Let's first consider $1 \le p \le 2$.
Split it into two halves, and suppose $\epsilon>0$: \begin{align} \sum_{k=0}^\infty 2^{-k} {\|\Delta_kf\|}_p &\le \left(\sum_{k=0}^\infty 2^{-\epsilon p/(p-1)}\right)^{(p-1)/p} \left(\sum_{k=0}^\infty 2^{-kp(1-\epsilon)} {\|\Delta_kf\|}_p^p \right)^{1/p} \\ &\le C_1 \left\| \left(\sum_{k=0}^\infty 2^{-kp(1-\epsilon)} |\Delta_kf|^p \right)^{1/p} \right\|_p \\ &\le C_1 \left(\sum_{k=0}^\infty 2^{-\epsilon 2p(2-p)}\right)^{(2-p)/(2p)} \left\| \left(\sum_{k=0}^\infty 2^{-2k(1-2\epsilon)} |\Delta_kf|^2 \right)^{1/2} \right\|_p \\ &\le C_2 \left\| \left(\sum_{k=0}^\infty 2^{-2k(1-2\epsilon)} |\Delta_kf|^2 \right)^{1/2} \right\|_p \\ &\le C_2 {\|f\|}_{W^{-1+2\epsilon, p}}, \end{align} Do a similar thing for the other half, which will be bounded by a constant times ${\|f\|}_{W^{-1-2\epsilon, p}}$.

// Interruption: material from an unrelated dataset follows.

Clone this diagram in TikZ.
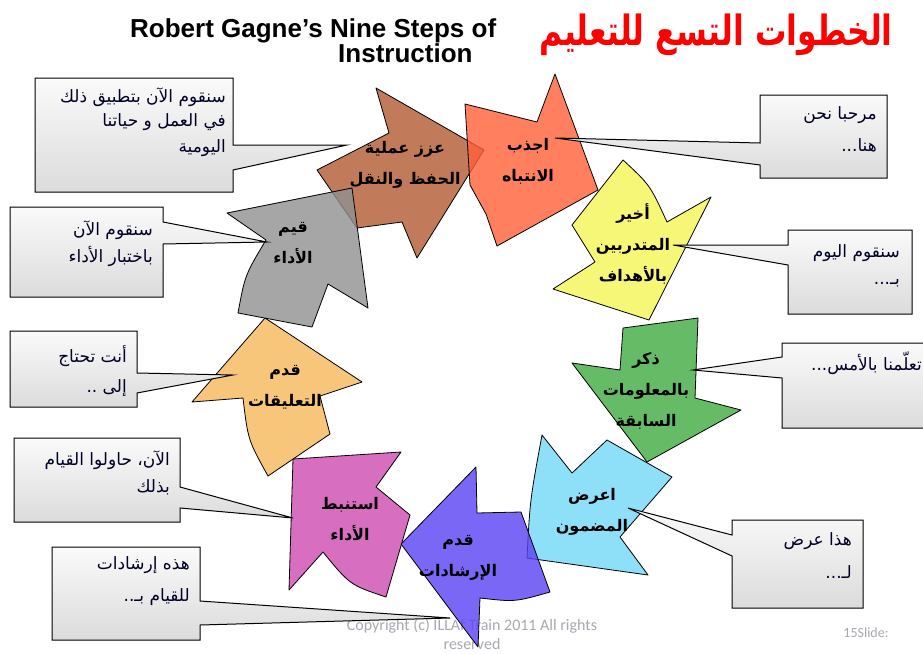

And a similar, but slightly simpler, argument works for $2 \le p < \infty$.
However, for the other half (the low frequencies), you don't get exactly what you need. Because $$ {\|f\|}_{\dot B^{-1}_{p,1}} \ge 2^{-k} {\|\Delta_k f\|}_p ,$$ and for $-k$ large, we simply don't have any kind of estimate coming from the Sobolev norm.